Copy the data exactly as it appears, and do not include any pictures.

-------- Stored data --------

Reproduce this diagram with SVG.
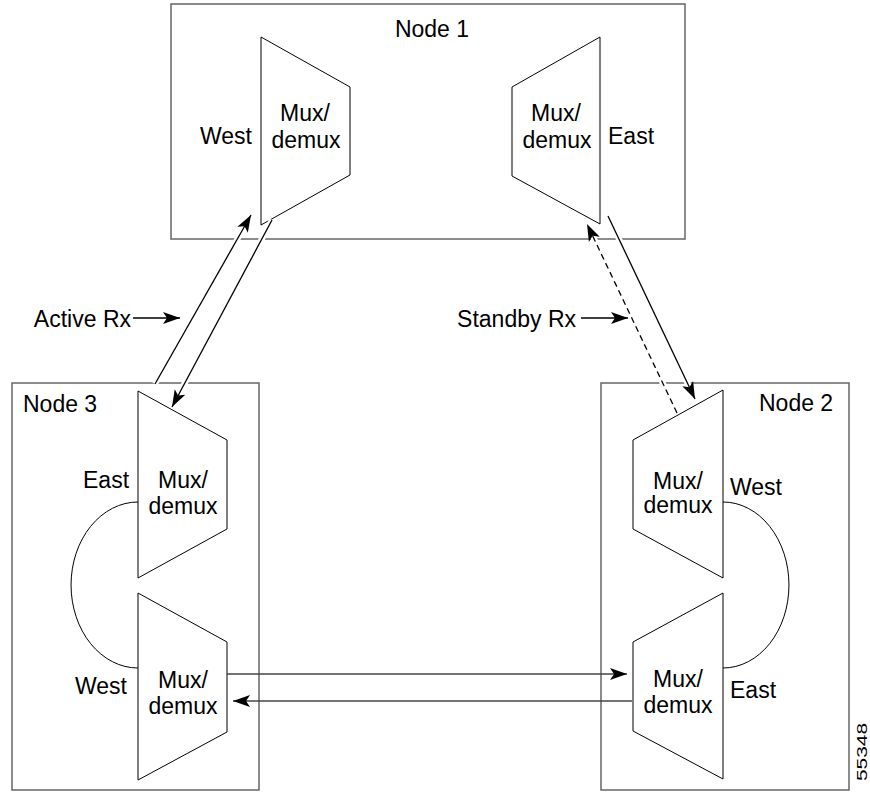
<svg xmlns="http://www.w3.org/2000/svg" width="870" height="795" viewBox="0 0 870 795">
<defs>
<marker id="ah" markerUnits="userSpaceOnUse" markerWidth="18" markerHeight="14" viewBox="0 0 18 14" refX="17" refY="7" orient="auto">
<path d="M0,1 L17,7 L0,13 L4,7 z" fill="#000"/>
</marker>
<style>
.box{fill:#fff;stroke:#666;stroke-width:1.5}
.trap{fill:#fff;stroke:#000;stroke-width:1}
.arc{fill:none;stroke:#000;stroke-width:1}
.t{font-family:"Liberation Sans",Arial,sans-serif;font-size:23px;fill:#000}
.m{text-anchor:middle}
.e{text-anchor:end}
.halo{stroke:#fff;stroke-width:6;fill:none}
.ln{stroke:#000;stroke-width:1.3;fill:none}
.hz{stroke:#444;stroke-width:1.5;fill:none}
.dash{stroke-dasharray:6 4}
</style>
</defs>
<rect width="870" height="795" fill="#fff"/>

<g id="node1">
<rect class="box" x="171" y="4" width="514" height="235"/>
<text class="t m" x="432" y="37">Node 1</text>
<polygon class="trap" points="261,37 350,87 350,175 261,225"/>
<text class="t m" x="305" y="121">Mux/</text>
<text class="t m" x="306" y="148">demux</text>
<text class="t" x="200" y="144">West</text>
<polygon class="trap" points="600,37 512,87 512,176 600,224"/>
<text class="t m" x="556" y="121">Mux/</text>
<text class="t m" x="557" y="148">demux</text>
<text class="t" x="608" y="144">East</text>
</g>

<g id="node3">
<rect class="box" x="12" y="383" width="247" height="407"/>
<text class="t" x="23" y="412">Node 3</text>
<polygon class="trap" points="138,391 227,440 227,529 138,578"/>
<text class="t m" x="183" y="488">Mux/</text>
<text class="t m" x="183" y="514">demux</text>
<text class="t" x="83" y="488">East</text>
<polygon class="trap" points="138,593 227,642 227,732 138,780"/>
<text class="t m" x="183" y="688">Mux/</text>
<text class="t m" x="183" y="714">demux</text>
<text class="t" x="75" y="694">West</text>
<path class="arc" d="M138,502 A67,83 0 0 0 138,668"/>
</g>

<g id="node2">
<rect class="box" x="601" y="383" width="248" height="407"/>
<text class="t" x="759" y="411">Node 2</text>
<polygon class="trap" points="723,390 633,440 633,529 723,578"/>
<text class="t m" x="678" y="489">Mux/</text>
<text class="t m" x="678" y="513">demux</text>
<text class="t" x="730" y="495">West</text>
<polygon class="trap" points="723,593 633,642 633,731 723,779"/>
<text class="t m" x="678" y="687">Mux/</text>
<text class="t m" x="678" y="713">demux</text>
<text class="t" x="730" y="698">East</text>
<path class="arc" d="M723,502 A66,83 0 0 1 723,668"/>
</g>

<g id="connectors">
<path class="halo" d="M155,384 L251,215"/>
<path class="halo" d="M272,220 L172,407"/>
<path class="halo" d="M677,413 L587,224"/>
<path class="halo" d="M608,216 L695,399"/>
<path class="ln" d="M155,384 L251,215" marker-end="url(#ah)"/>
<path class="ln" d="M272,220 L172,407" marker-end="url(#ah)"/>
<path class="ln dash" d="M677,413 L587,224" marker-end="url(#ah)"/>
<path class="ln" d="M608,216 L695,399" marker-end="url(#ah)"/>
<path class="hz" d="M227,674 L627,674" marker-end="url(#ah)"/>
<path class="hz" d="M632,701 L233,701" marker-end="url(#ah)"/>
</g>

<g id="labels">
<text class="t e" x="131" y="327">Active Rx</text>
<path class="ln" d="M133,318 L180,318" marker-end="url(#ah)"/>
<text class="t e" x="576" y="327">Standby Rx</text>
<path class="ln" d="M581,318 L628,318" marker-end="url(#ah)"/>
<text transform="translate(867,752) rotate(-90)" style="font-family:'Liberation Sans',Arial,sans-serif;font-size:15px;text-anchor:middle" textLength="58" lengthAdjust="spacingAndGlyphs">55348</text>
</g>
</svg>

--------

• **Response to this task**
Reproduce this diagram with SVG.
<svg xmlns="http://www.w3.org/2000/svg" width="870" height="795" viewBox="0 0 870 795">
<defs>
<marker id="ah" markerUnits="userSpaceOnUse" markerWidth="18" markerHeight="14" viewBox="0 0 18 14" refX="17" refY="7" orient="auto">
<path d="M0,1 L17,7 L0,13 L4,7 z" fill="#000"/>
</marker>
<style>
.box{fill:#fff;stroke:#666;stroke-width:1.5}
.trap{fill:#fff;stroke:#000;stroke-width:1}
.arc{fill:none;stroke:#000;stroke-width:1}
.t{font-family:"Liberation Sans",Arial,sans-serif;font-size:23px;fill:#000}
.m{text-anchor:middle}
.e{text-anchor:end}
.halo{stroke:#fff;stroke-width:6;fill:none}
.ln{stroke:#000;stroke-width:1.3;fill:none}
.hz{stroke:#444;stroke-width:1.5;fill:none}
.dash{stroke-dasharray:6 4}
</style>
</defs>
<rect width="870" height="795" fill="#fff"/>

<g id="node1">
<rect class="box" x="171" y="4" width="514" height="235"/>
<text class="t m" x="432" y="37">Node 1</text>
<polygon class="trap" points="261,37 350,87 350,175 261,225"/>
<text class="t m" x="305" y="121">Mux/</text>
<text class="t m" x="306" y="148">demux</text>
<text class="t" x="200" y="144">West</text>
<polygon class="trap" points="600,37 512,87 512,176 600,224"/>
<text class="t m" x="556" y="121">Mux/</text>
<text class="t m" x="557" y="148">demux</text>
<text class="t" x="608" y="144">East</text>
</g>

<g id="node3">
<rect class="box" x="12" y="383" width="247" height="407"/>
<text class="t" x="23" y="412">Node 3</text>
<polygon class="trap" points="138,391 227,440 227,529 138,578"/>
<text class="t m" x="183" y="488">Mux/</text>
<text class="t m" x="183" y="514">demux</text>
<text class="t" x="83" y="488">East</text>
<polygon class="trap" points="138,593 227,642 227,732 138,780"/>
<text class="t m" x="183" y="688">Mux/</text>
<text class="t m" x="183" y="714">demux</text>
<text class="t" x="75" y="694">West</text>
<path class="arc" d="M138,502 A67,83 0 0 0 138,668"/>
</g>

<g id="node2">
<rect class="box" x="601" y="383" width="248" height="407"/>
<text class="t" x="759" y="411">Node 2</text>
<polygon class="trap" points="723,390 633,440 633,529 723,578"/>
<text class="t m" x="678" y="489">Mux/</text>
<text class="t m" x="678" y="513">demux</text>
<text class="t" x="730" y="495">West</text>
<polygon class="trap" points="723,593 633,642 633,731 723,779"/>
<text class="t m" x="678" y="687">Mux/</text>
<text class="t m" x="678" y="713">demux</text>
<text class="t" x="730" y="698">East</text>
<path class="arc" d="M723,502 A66,83 0 0 1 723,668"/>
</g>

<g id="connectors">
<path class="halo" d="M155,384 L251,215"/>
<path class="halo" d="M272,220 L172,407"/>
<path class="halo" d="M677,413 L587,224"/>
<path class="halo" d="M608,216 L695,399"/>
<path class="ln" d="M155,384 L251,215" marker-end="url(#ah)"/>
<path class="ln" d="M272,220 L172,407" marker-end="url(#ah)"/>
<path class="ln dash" d="M677,413 L587,224" marker-end="url(#ah)"/>
<path class="ln" d="M608,216 L695,399" marker-end="url(#ah)"/>
<path class="hz" d="M227,674 L627,674" marker-end="url(#ah)"/>
<path class="hz" d="M632,701 L233,701" marker-end="url(#ah)"/>
</g>

<g id="labels">
<text class="t e" x="131" y="327">Active Rx</text>
<path class="ln" d="M133,318 L180,318" marker-end="url(#ah)"/>
<text class="t e" x="576" y="327">Standby Rx</text>
<path class="ln" d="M581,318 L628,318" marker-end="url(#ah)"/>
<text transform="translate(867,752) rotate(-90)" style="font-family:'Liberation Sans',Arial,sans-serif;font-size:15px;text-anchor:middle" textLength="58" lengthAdjust="spacingAndGlyphs">55348</text>
</g>
</svg>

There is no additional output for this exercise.